From managing conflict to healing it

Nearly four thousand years ago in the Middle East two men faced a serious conflict. It was not unlike challenges that have been confronted many times by individuals and nations throughout history. The two men had substantial wealth and were sharing the same land between them. But that piece of land simply could not provide adequate pasturage for their extensive herds or enough space to accommodate all their family members, servants, tents, and other possessions. And as the Bible relates, "There was a strife between the herdmen of Abram's cattle and the herdmen of Lot's cattle." Gen. 13:7.

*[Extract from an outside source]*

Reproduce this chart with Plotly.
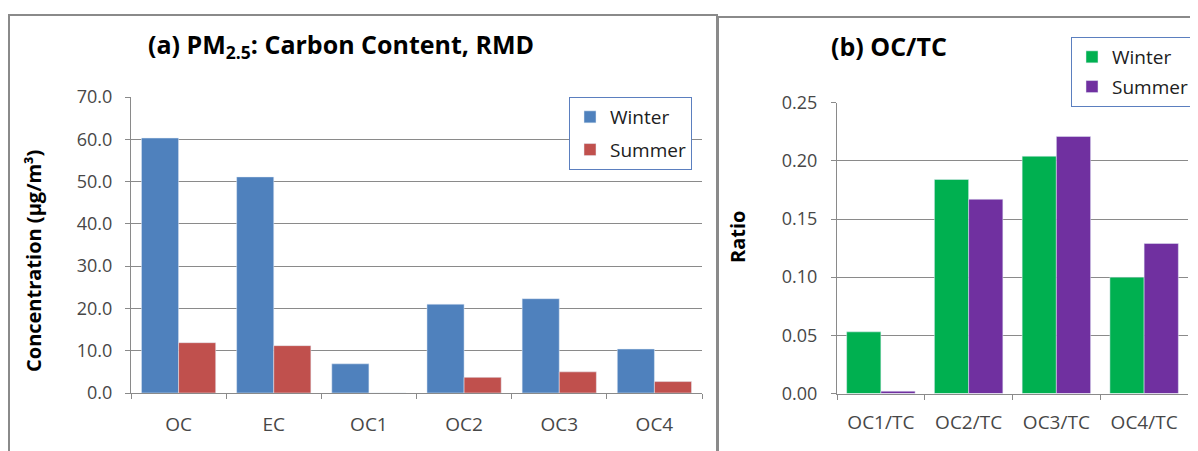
import plotly.graph_objects as go

W, H = 1198, 451
OFF = 8  # page body margin offset

# Panel (a) data
cats_a = ["OC", "EC", "OC1", "OC2", "OC3", "OC4"]
winter_a = [60.3, 51.1, 6.9, 21.0, 22.3, 10.4]
summer_a = [11.9, 11.2, 0.0, 3.7, 5.0, 2.7]
yticks_a = [0, 10, 20, 30, 40, 50, 60, 70]

# Panel (b) data
cats_b = ["OC1/TC", "OC2/TC", "OC3/TC", "OC4/TC"]
winter_b = [0.053, 0.184, 0.204, 0.100]
summer_b = [0.002, 0.167, 0.221, 0.129]
yticks_b = [0.00, 0.05, 0.10, 0.15, 0.20, 0.25]

FONT = "Open Sans"
TICKCOL = "#474747"
GRID = "#8a8a8a"


def px(x):
    return (x - OFF) / W


def py(y):
    return 1 - (y - OFF) / H


fig = go.Figure()
fig.add_trace(go.Bar(x=cats_a, y=winter_a, name="Winter", marker_color="#4F81BD",
                     xaxis="x", yaxis="y", legend="legend", legendgroup="aw"))
fig.add_trace(go.Bar(x=cats_a, y=summer_a, name="Summer", marker_color="#C0504D",
                     xaxis="x", yaxis="y", legend="legend", legendgroup="as"))
fig.add_trace(go.Bar(x=cats_b, y=winter_b, name="Winter", marker_color="#00B050",
                     xaxis="x2", yaxis="y2", legend="legend2", legendgroup="bw"))
fig.add_trace(go.Bar(x=cats_b, y=summer_b, name="Summer", marker_color="#7030A0",
                     xaxis="x2", yaxis="y2", legend="legend2", legendgroup="bs"))

axis_common = dict(showline=True, linecolor=GRID, linewidth=1, automargin=False,
                   ticks="outside", ticklen=5, tickcolor=GRID, zeroline=False)

fig.update_layout(
    width=W, height=H,
    margin=dict(l=0, r=0, t=0, b=0, autoexpand=False),
    paper_bgcolor="white", plot_bgcolor="white",
    barmode="group", bargap=0.22, bargroupgap=0,
    font=dict(family=FONT, color="black"),
    xaxis=dict(domain=[px(131), px(702)], anchor="y", type="category",
               tickson="boundaries", showgrid=False, ticklabelstandoff=14,
               tickfont=dict(family=FONT, size=19, color=TICKCOL), **axis_common),
    yaxis=dict(domain=[py(393), py(97)], anchor="x", range=[0, 70],
               tickvals=yticks_a, ticktext=[f"{v:.1f}" for v in yticks_a],
               showgrid=True, gridcolor=GRID, gridwidth=1, ticklabelstandoff=9,
               tickfont=dict(family=FONT, size=18, color=TICKCOL), **axis_common),
    xaxis2=dict(domain=[px(837), px(1188)], anchor="y2", type="category",
                tickson="boundaries", showgrid=False, ticklabelstandoff=12,
                tickfont=dict(family=FONT, size=19, color=TICKCOL), **axis_common),
    yaxis2=dict(domain=[py(393.5), py(102.7)], anchor="x2", range=[0, 0.25],
                tickvals=yticks_b, ticktext=[f"{v:.2f}" for v in yticks_b],
                showgrid=True, gridcolor=GRID, gridwidth=1, ticklabelstandoff=10,
                tickfont=dict(family=FONT, size=18, color=TICKCOL), **axis_common),
    legend=dict(x=px(569), y=py(97), xanchor="left", yanchor="top",
                bgcolor="white", bordercolor="#5B7FBF", borderwidth=1,
                font=dict(family=FONT, size=19, color="#202020"),
                traceorder="grouped", tracegroupgap=5),
    legend2=dict(x=px(1071), y=py(37), xanchor="left", yanchor="top",
                 bgcolor="white", bordercolor="#5B7FBF", borderwidth=1,
                 font=dict(family=FONT, size=19, color="#202020"),
                 traceorder="grouped", tracegroupgap=2),
    showlegend=True,
)

# Panel borders
fig.add_shape(type="rect", xref="paper", yref="paper",
              x0=px(9), x1=px(717), y0=py(452), y1=py(15),
              line=dict(color="#8a8a8a", width=2), layer="below")
fig.add_shape(type="rect", xref="paper", yref="paper",
              x0=px(718), x1=px(1212), y0=py(460), y1=py(17),
              line=dict(color="#8a8a8a", width=2), layer="below")

# Titles
fig.add_annotation(text="(a) PM<sub>2.5</sub>: Carbon Content, RMD", xref="paper", yref="paper",
                   x=px(341), y=py(45), xanchor="center", yanchor="middle", showarrow=False,
                   font=dict(family=FONT, size=25, color="black", weight="bold"))
fig.add_annotation(text="(b) OC/TC", xref="paper", yref="paper",
                   x=px(889), y=py(46), xanchor="center", yanchor="middle", showarrow=False,
                   font=dict(family=FONT, size=25, color="black", weight="bold"))

# Axis titles
fig.add_annotation(text="Concentration (µg/m³)", xref="paper", yref="paper",
                   x=px(33), y=py(261), xanchor="center", yanchor="middle", showarrow=False,
                   textangle=-90,
                   font=dict(family=FONT, size=20, color="black", weight="bold"))
fig.add_annotation(text="Ratio", xref="paper", yref="paper",
                   x=px(737), y=py(237), xanchor="center", yanchor="middle", showarrow=False,
                   textangle=-90,
                   font=dict(family=FONT, size=20, color="black", weight="bold"))

fig.write_html("out.html")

Abram's response in this circumstance shows his practical wisdom and a willingness to make necessary and generous concessions. One might say that Abram offers an early example in recorded history of successful conflict management. "And Abram said unto Lot, Let there be no strife, I pray thee, between me and thee, and between my herdmen and thy herdmen; for we be brethren. Is not the whole land before thee? separate thyself, I pray thee, from me: if thou wilt take the left hand, then I will go to the right; or if thou depart to the right hand, then I will go to the left." Gen. 13:8, 9. It was on this basis that the strife ended.

As important as this resolution between two individuals was, the management of conflict in that single instance couldn't possibly have been sufficient to bring a wider or lasting peace to an entire region of political instability. The Bible records that not long after Lot went to the east, war arose there between opposing kings. Lot himself was temporarily taken captive.